In this exercise, the entries below include pictures. Repeat exactly the lines from the line with "Output the Python" to the line with "p.add_layout(wm)", including both, but without the pictures.

- [Data]
- - - - -

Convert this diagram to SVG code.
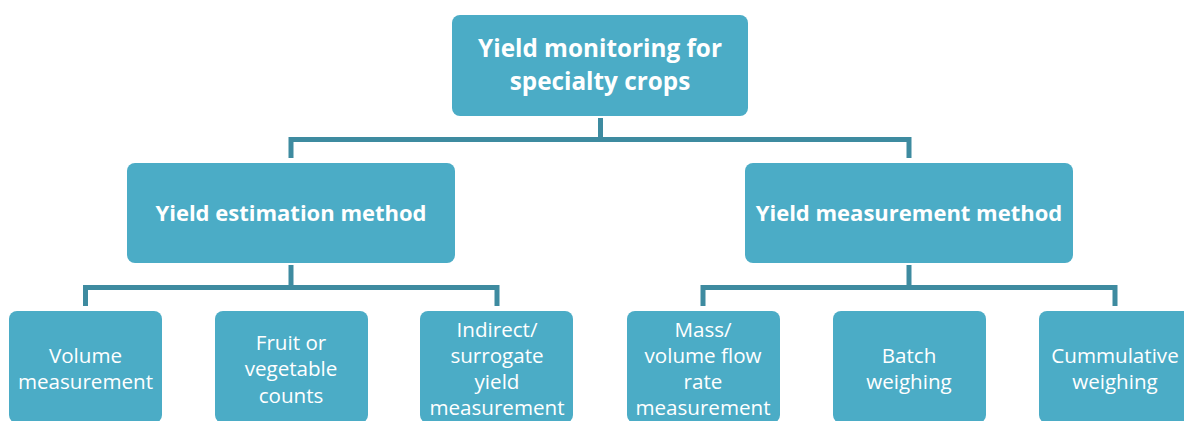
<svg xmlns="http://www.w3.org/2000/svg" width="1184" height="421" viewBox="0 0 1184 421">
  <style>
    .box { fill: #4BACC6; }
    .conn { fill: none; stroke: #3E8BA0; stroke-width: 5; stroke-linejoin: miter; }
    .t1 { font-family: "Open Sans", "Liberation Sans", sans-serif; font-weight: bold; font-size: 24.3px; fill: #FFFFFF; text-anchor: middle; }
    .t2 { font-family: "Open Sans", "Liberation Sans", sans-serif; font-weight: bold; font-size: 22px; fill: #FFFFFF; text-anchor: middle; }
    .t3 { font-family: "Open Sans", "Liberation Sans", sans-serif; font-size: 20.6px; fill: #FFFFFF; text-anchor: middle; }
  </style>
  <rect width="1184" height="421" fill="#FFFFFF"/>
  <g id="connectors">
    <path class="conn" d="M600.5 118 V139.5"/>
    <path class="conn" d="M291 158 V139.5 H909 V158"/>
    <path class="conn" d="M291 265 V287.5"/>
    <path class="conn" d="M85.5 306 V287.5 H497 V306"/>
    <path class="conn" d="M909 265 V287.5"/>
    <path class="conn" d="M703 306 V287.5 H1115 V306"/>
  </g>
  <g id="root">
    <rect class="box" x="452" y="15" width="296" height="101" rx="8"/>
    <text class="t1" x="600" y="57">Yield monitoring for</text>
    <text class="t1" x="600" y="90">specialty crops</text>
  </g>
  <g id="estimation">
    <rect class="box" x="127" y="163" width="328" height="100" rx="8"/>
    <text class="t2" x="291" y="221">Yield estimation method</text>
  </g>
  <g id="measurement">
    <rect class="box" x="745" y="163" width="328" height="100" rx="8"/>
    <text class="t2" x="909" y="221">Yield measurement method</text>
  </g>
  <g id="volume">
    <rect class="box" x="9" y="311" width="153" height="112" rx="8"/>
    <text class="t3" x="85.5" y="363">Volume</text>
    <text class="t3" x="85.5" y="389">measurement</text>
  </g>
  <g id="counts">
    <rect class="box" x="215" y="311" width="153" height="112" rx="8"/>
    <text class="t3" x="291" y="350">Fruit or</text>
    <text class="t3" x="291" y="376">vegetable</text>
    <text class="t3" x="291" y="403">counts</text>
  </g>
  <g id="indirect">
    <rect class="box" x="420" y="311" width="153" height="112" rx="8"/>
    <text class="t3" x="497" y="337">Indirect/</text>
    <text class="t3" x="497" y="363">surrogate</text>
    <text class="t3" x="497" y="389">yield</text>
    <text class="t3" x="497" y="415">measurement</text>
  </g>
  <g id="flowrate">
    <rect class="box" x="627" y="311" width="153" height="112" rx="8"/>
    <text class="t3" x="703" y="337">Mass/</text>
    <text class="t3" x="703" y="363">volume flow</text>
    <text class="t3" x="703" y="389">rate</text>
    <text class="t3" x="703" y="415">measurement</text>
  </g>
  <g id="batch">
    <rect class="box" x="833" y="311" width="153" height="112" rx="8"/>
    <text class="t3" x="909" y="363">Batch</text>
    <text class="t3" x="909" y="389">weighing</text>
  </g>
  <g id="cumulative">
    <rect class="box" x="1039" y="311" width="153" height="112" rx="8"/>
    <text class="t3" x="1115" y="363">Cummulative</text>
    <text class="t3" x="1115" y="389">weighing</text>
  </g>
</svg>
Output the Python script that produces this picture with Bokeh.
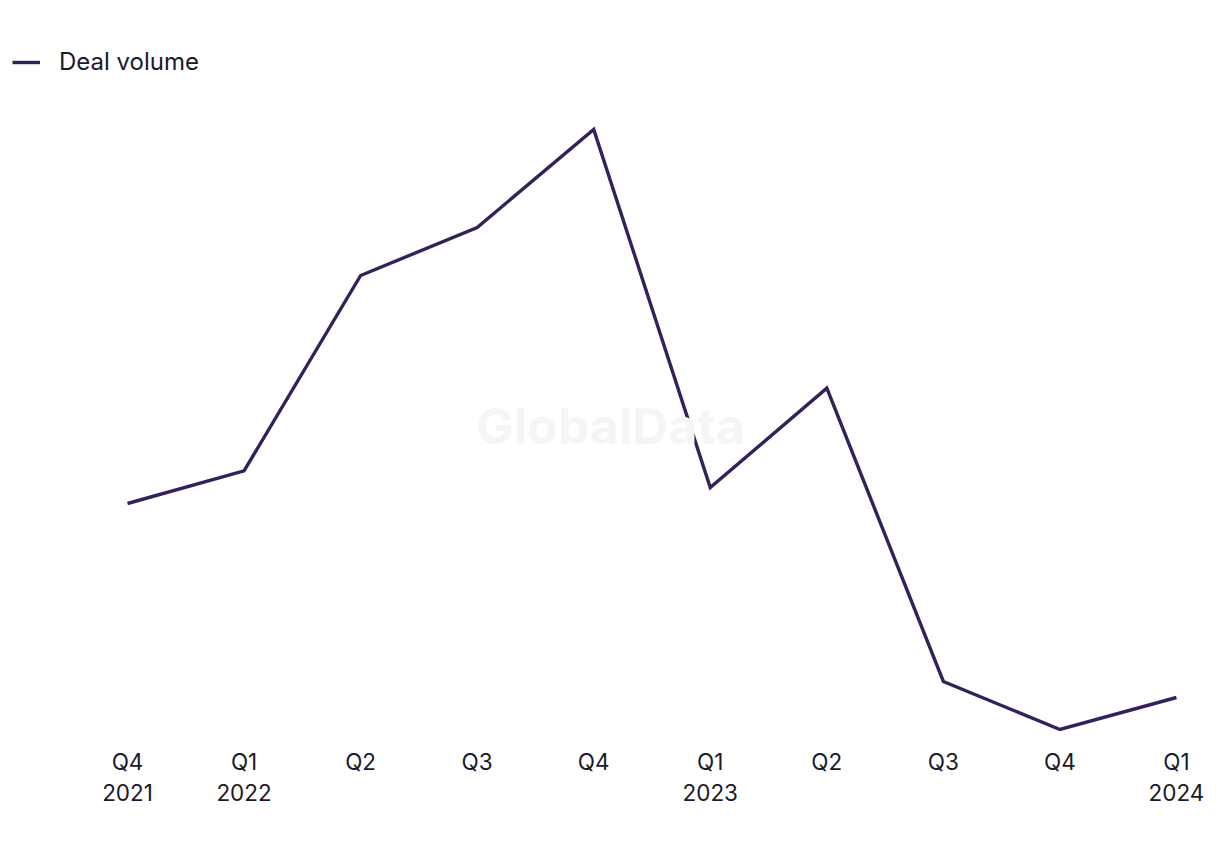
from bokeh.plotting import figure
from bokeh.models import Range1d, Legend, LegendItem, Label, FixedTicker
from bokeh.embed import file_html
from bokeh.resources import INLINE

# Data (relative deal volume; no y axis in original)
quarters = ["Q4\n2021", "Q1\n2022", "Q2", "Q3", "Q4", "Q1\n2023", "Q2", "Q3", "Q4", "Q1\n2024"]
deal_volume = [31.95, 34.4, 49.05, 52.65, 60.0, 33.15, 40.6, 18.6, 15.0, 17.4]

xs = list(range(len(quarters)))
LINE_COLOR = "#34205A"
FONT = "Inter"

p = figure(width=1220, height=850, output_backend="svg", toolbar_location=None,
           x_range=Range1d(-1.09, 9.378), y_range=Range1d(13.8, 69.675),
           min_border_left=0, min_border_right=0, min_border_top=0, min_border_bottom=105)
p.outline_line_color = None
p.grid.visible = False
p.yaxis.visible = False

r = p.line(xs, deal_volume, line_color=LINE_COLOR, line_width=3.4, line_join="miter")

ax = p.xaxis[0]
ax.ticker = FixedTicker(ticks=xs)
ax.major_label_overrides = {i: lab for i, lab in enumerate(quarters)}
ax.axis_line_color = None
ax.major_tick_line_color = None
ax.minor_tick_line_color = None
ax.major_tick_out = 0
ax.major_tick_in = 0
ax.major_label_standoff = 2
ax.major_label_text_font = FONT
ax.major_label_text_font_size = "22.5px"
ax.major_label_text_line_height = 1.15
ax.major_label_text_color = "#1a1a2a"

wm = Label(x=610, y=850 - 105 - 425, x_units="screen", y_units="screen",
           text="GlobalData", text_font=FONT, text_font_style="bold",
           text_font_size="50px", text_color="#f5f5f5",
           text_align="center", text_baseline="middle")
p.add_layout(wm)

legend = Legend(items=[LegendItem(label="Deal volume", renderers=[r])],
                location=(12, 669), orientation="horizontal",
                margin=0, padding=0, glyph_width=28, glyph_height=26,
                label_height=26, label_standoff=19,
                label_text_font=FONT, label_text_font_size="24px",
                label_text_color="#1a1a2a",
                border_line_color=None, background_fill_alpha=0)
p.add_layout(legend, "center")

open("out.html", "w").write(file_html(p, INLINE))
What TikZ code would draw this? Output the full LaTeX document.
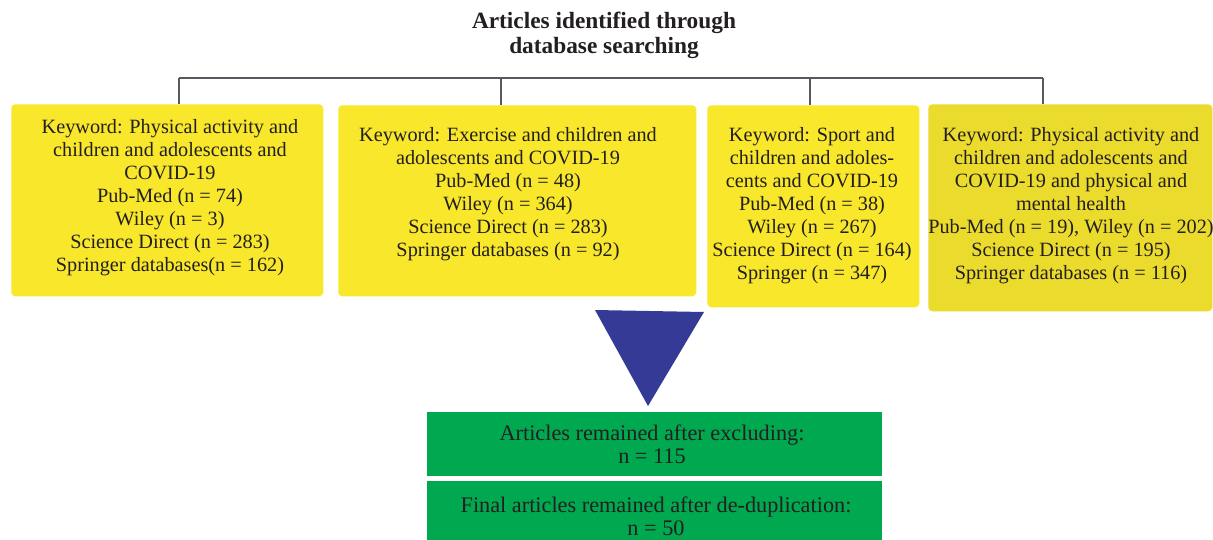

- - - - -

- [Output of the task]
Output the Python script that produces this picture with Bokeh.
from bokeh.plotting import figure
from bokeh.models import Range1d, Legend, LegendItem, Label, FixedTicker
from bokeh.embed import file_html
from bokeh.resources import INLINE

# Data (relative deal volume; no y axis in original)
quarters = ["Q4\n2021", "Q1\n2022", "Q2", "Q3", "Q4", "Q1\n2023", "Q2", "Q3", "Q4", "Q1\n2024"]
deal_volume = [31.95, 34.4, 49.05, 52.65, 60.0, 33.15, 40.6, 18.6, 15.0, 17.4]

xs = list(range(len(quarters)))
LINE_COLOR = "#34205A"
FONT = "Inter"

p = figure(width=1220, height=850, output_backend="svg", toolbar_location=None,
           x_range=Range1d(-1.09, 9.378), y_range=Range1d(13.8, 69.675),
           min_border_left=0, min_border_right=0, min_border_top=0, min_border_bottom=105)
p.outline_line_color = None
p.grid.visible = False
p.yaxis.visible = False

r = p.line(xs, deal_volume, line_color=LINE_COLOR, line_width=3.4, line_join="miter")

ax = p.xaxis[0]
ax.ticker = FixedTicker(ticks=xs)
ax.major_label_overrides = {i: lab for i, lab in enumerate(quarters)}
ax.axis_line_color = None
ax.major_tick_line_color = None
ax.minor_tick_line_color = None
ax.major_tick_out = 0
ax.major_tick_in = 0
ax.major_label_standoff = 2
ax.major_label_text_font = FONT
ax.major_label_text_font_size = "22.5px"
ax.major_label_text_line_height = 1.15
ax.major_label_text_color = "#1a1a2a"

wm = Label(x=610, y=850 - 105 - 425, x_units="screen", y_units="screen",
           text="GlobalData", text_font=FONT, text_font_style="bold",
           text_font_size="50px", text_color="#f5f5f5",
           text_align="center", text_baseline="middle")
p.add_layout(wm)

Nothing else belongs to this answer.